Most mid-market organizations should land between 20 and 40 job-function roles. The count itself matters less than what drives it: roles multiplying because attributes like region or seniority got encoded into role names is the explosion pattern. The test: two roles differing only by a suffix are one role plus a condition, and the condition belongs in the automation layer.
How should we handle legitimate one-off access needs?
Through a formal exception path: approver, justification, expiry date. Never through quiet direct grants, which accumulate into a shadow layer outside every review, and never through creating a new role per exception, which drives explosion. Track the exception rate per role; a role above roughly 10 percent has a definition that no longer matches the job.
How often should roles be reviewed?
Two distinct reviews on two rhythms. Quarterly: role membership, meaning do the right people hold each role, which is the standard access review. Semi-annually: role definitions, meaning does each role still grant what the job actually requires, checked against usage data. The second review is the one that gets skipped, and skipping it is how roles go stale and force workarounds.
Do these practices require a dedicated RBAC product?

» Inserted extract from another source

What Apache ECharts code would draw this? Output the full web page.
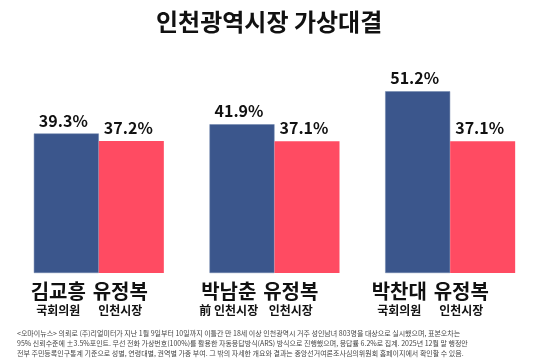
<!DOCTYPE html>
<html><head><meta charset="utf-8">
<script src="https://cdn.jsdelivr.net/npm/echarts@6/dist/echarts.min.js"></script>
<style>html,body{margin:0;padding:0;background:#fff}#c{width:553px;height:362px}</style>
</head><body><div id="c"></div>
<script>
const titleText = '인천광역시장 가상대결';
const groups = ['g1', 'g2', 'g3'];
const challengerNames = ['김교흥', '박남춘', '박찬대'];
const challengerRoles = ['국회의원', '前 인천시장', '국회의원'];
const incumbentNames = ['유정복', '유정복', '유정복'];
const incumbentRoles = ['인천시장', '인천시장', '인천시장'];
const challengerValues = [39.3, 41.9, 51.2];
const incumbentValues = [37.2, 37.1, 37.1];
const footnoteLines = [
  '<오마이뉴스> 의뢰로 (주)리얼미터가 지난 1월 9일부터 10일까지 이틀간 만 18세 이상 인천광역시 거주 성인남녀 803명을 대상으로 실시했으며, 표본오차는',
  '95% 신뢰수준에 ±3.5%포인트. 무선 전화 가상번호(100%)를 활용한 자동응답방식(ARS) 방식으로 진행했으며, 응답률 6.2%로 집계. 2025년 12월 말 행정안',
  '전부 주민등록인구통계 기준으로 성별, 연령대별, 권역별 가중 부여. 그 밖의 자세한 개요와 결과는 중앙선거여론조사심의위원회 홈페이지에서 확인할 수 있음.'
];

const FONT = '"Noto Sans CJK KR", "Noto Sans", sans-serif';
const chart = echarts.init(document.getElementById('c'), null, {renderer: 'canvas'});
const valueLabel = {
  show: true, position: 'top', distance: 5, offset: [-3, 0],
  formatter: p => p.value.toFixed(1) + '%',
  fontFamily: FONT, fontWeight: 'bold', fontSize: 16, color: '#111'
};
chart.setOption({
  animation: false,
  title: [
    {text: titleText, left: 151, top: 5,
     textStyle: {fontFamily: FONT, fontWeight: 'bold', fontSize: 24, color: '#111'}},
    {text: footnoteLines.join('\n'), left: 17, top: 328, padding: 0,
     textStyle: {fontFamily: FONT, fontWeight: 'normal', fontSize: 7, lineHeight: 10, color: '#444'}}
  ],
  grid: [
    {left: 11, width: 527, top: 60, height: 213},
    {left: 4, width: 511.5, top: 60, height: 213}
  ],
  xAxis: [
    {type: 'category', gridIndex: 0, data: groups,
     axisLine: {show: false}, axisTick: {show: false}, axisLabel: {show: false}},
    {type: 'category', gridIndex: 1, data: groups,
     axisLine: {show: false}, axisTick: {show: false},
     axisLabel: {
       margin: 7, interval: 0,
       formatter: (v, i) => '{n|' + challengerNames[i] + '}{n|' + incumbentNames[i] + '}\n{s|' + challengerRoles[i] + '}{s|' + incumbentRoles[i] + '}',
       rich: {
         n: {width: 62, align: 'center', fontFamily: FONT, fontWeight: 'bold', fontSize: 20, lineHeight: 22, color: '#111'},
         s: {width: 62, align: 'center', fontFamily: FONT, fontWeight: 'bold', fontSize: 12, lineHeight: 16, color: '#111'}
       }
     }}
  ],
  yAxis: [
    {type: 'value', gridIndex: 0, min: 0, max: 60, show: false},
    {type: 'value', gridIndex: 1, min: 0, max: 60, show: false}
  ],
  series: [
    {type: 'bar', xAxisIndex: 0, yAxisIndex: 0, data: challengerValues, barWidth: 65, barGap: '0%',
     itemStyle: {color: '#3B568C', borderColor: '#6d82aa', borderWidth: 0.5}, label: valueLabel},
    {type: 'bar', xAxisIndex: 0, yAxisIndex: 0, data: incumbentValues, barWidth: 65, barGap: '0%',
     itemStyle: {color: '#FF4B62'}, label: valueLabel}
  ]
});
</script></body></html>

They require enforcement and visibility infrastructure, which is different from a dedicated RBAC module. In Zluri, the practices map onto existing mechanics: discovery provides the inventory and usage data for role design, Designation and Department sync provides the attributes, condition-based playbooks encode roles, Automation Rules enforce them, request automation disciplines exceptions, and role-based reviewer assignment runs the reviews. The practices are implementable as configuration of those mechanics rather than as a separate system.